Double-masking quadruple vaccinated Anthony Fauci tests positive for SARS-2
In the end, neither double masks nor double boosters could save him: NIAID director and unflushable turd Anthony Fauci, who in 2021 declared that “When people are vaccinated, they can feel safe that they are not going to get infected,” has tested positive for Corona. Like all the other celebrities to catch SARS-2, he is reported to be suffering “mild symptoms,” and he’s on Paxlovid.
While Fauci has (alas) not been in contact with Joe Biden, he did meet as recently as Tuesday with the AIDS Clinical Trials Group, so there’s some chance that America’s foremost Corona astrologer got a little bit of superspreading in before his hourly antigen test came up positive. The announcement came just in advance of his scheduled appearance before a Senate health committee, where he was expected to report on the State of the Pandemic. Many conspiracy theories are possible here, but I doubt this august incarnation of The Science would deliberately avoid any publicity opportunity whatsoever. On the other hand, we’re probably justified in wondering whether we’d ever have heard about his infection in the absence of such a high-profile cancellation.
The New York Times intones in conclusion:
While much of the nation appears to be trying to move on, the coronavirus remains a pervasive threat. According to a New York Times database, more than 100,000 new cases are still being identified each day in the United States — a figure that has stayed roughly flat during June. Many experts believe the number is an undercount because so many people are taking at-home tests whose results are not recorded with public health authorities.
It goes without saying that nobody—not even the professional hypochondriacs at America’s newspaper of record—expects Fauci to come to any harm from this “pervasive threat.”

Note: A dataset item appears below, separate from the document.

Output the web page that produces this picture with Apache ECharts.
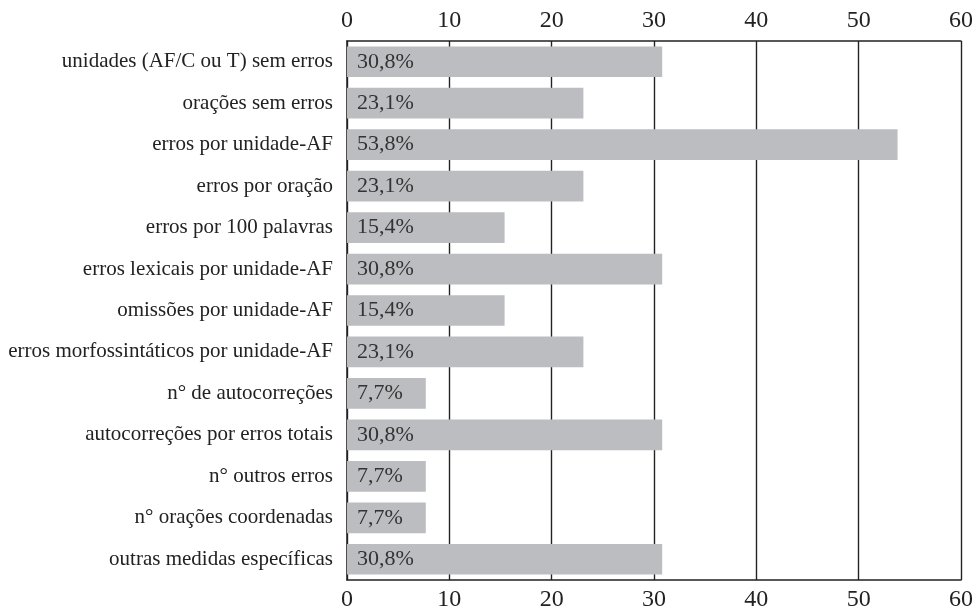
<!DOCTYPE html>
<html>
<head>
<meta charset="utf-8">
<script src="https://cdn.jsdelivr.net/npm/echarts@6/dist/echarts.min.js"></script>
<style>
html, body { margin: 0; padding: 0; background: #fff; }
#main { width: 979px; height: 612px; }
</style>
</head>
<body>
<div id="main"></div>
<script>
var categories = [
    'unidades (AF/C ou T) sem erros',
    'orações sem erros',
    'erros por unidade-AF',
    'erros por oração',
    'erros por 100 palavras',
    'erros lexicais por unidade-AF',
    'omissões por unidade-AF',
    'erros morfossintáticos por unidade-AF',
    'n° de autocorreções',
    'autocorreções por erros totais',
    'n° outros erros',
    'n° orações coordenadas',
    'outras medidas específicas'
];
var values = [30.8, 23.1, 53.8, 23.1, 15.4, 30.8, 15.4, 23.1, 7.7, 30.8, 7.7, 7.7, 30.8];
var xTicks = [0, 10, 20, 30, 40, 50, 60];

var serif = '"Liberation Serif", "DejaVu Serif", serif';

function xAxisFor(pos) {
    return {
        type: 'value',
        position: pos,
        min: xTicks[0],
        max: xTicks[xTicks.length - 1],
        interval: 10,
        axisLine: { show: true, onZero: false, lineStyle: { color: '#222', width: 1.5 } },
        axisTick: { show: false },
        axisLabel: { color: '#222', fontFamily: serif, fontSize: 24, margin: 8 },
        splitLine: { show: true, lineStyle: { color: '#222', width: 1.2 } }
    };
}

var option = {
    backgroundColor: '#fff',
    animation: false,
    grid: { left: 347, right: 18, top: 41, bottom: 29 },
    xAxis: [xAxisFor('top'), xAxisFor('bottom')],
    yAxis: {
        type: 'category',
        data: categories,
        inverse: true,
        axisLine: { show: true, lineStyle: { color: '#222', width: 1.5 } },
        axisTick: { show: false },
        axisLabel: { color: '#222', fontFamily: serif, fontSize: 21, margin: 14 }
    },
    series: [{
        type: 'bar',
        xAxisIndex: 0,
        data: values,
        barWidth: '74%',
        itemStyle: { color: '#bcbdc0' },
        label: {
            show: true,
            position: 'insideLeft',
            distance: 10,
            color: '#333',
            fontFamily: serif,
            fontSize: 22,
            formatter: function (p) { return String(p.value).replace('.', ',') + '%'; }
        }
    }]
};

var myChart = echarts.init(document.getElementById('main'));
myChart.setOption(option);
</script>
</body>
</html>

UPDATE: I promise you, Anthony Fauci really is vaccinated. He’s a corrupt and dishonest medical bureaucrat, but for the full comedic effect, you have to understand that he actually believes the greater part of his bullshit. Socially and professionally, he’s at Ground Zero of vaccine mania. You have to imagine that he submits hourly anal swabs to his assistant for lateral flow testing, enforces strict social distancing among the fish in his Koi Pond, makes his cats wear masks, and is on at least vaccine dose 5.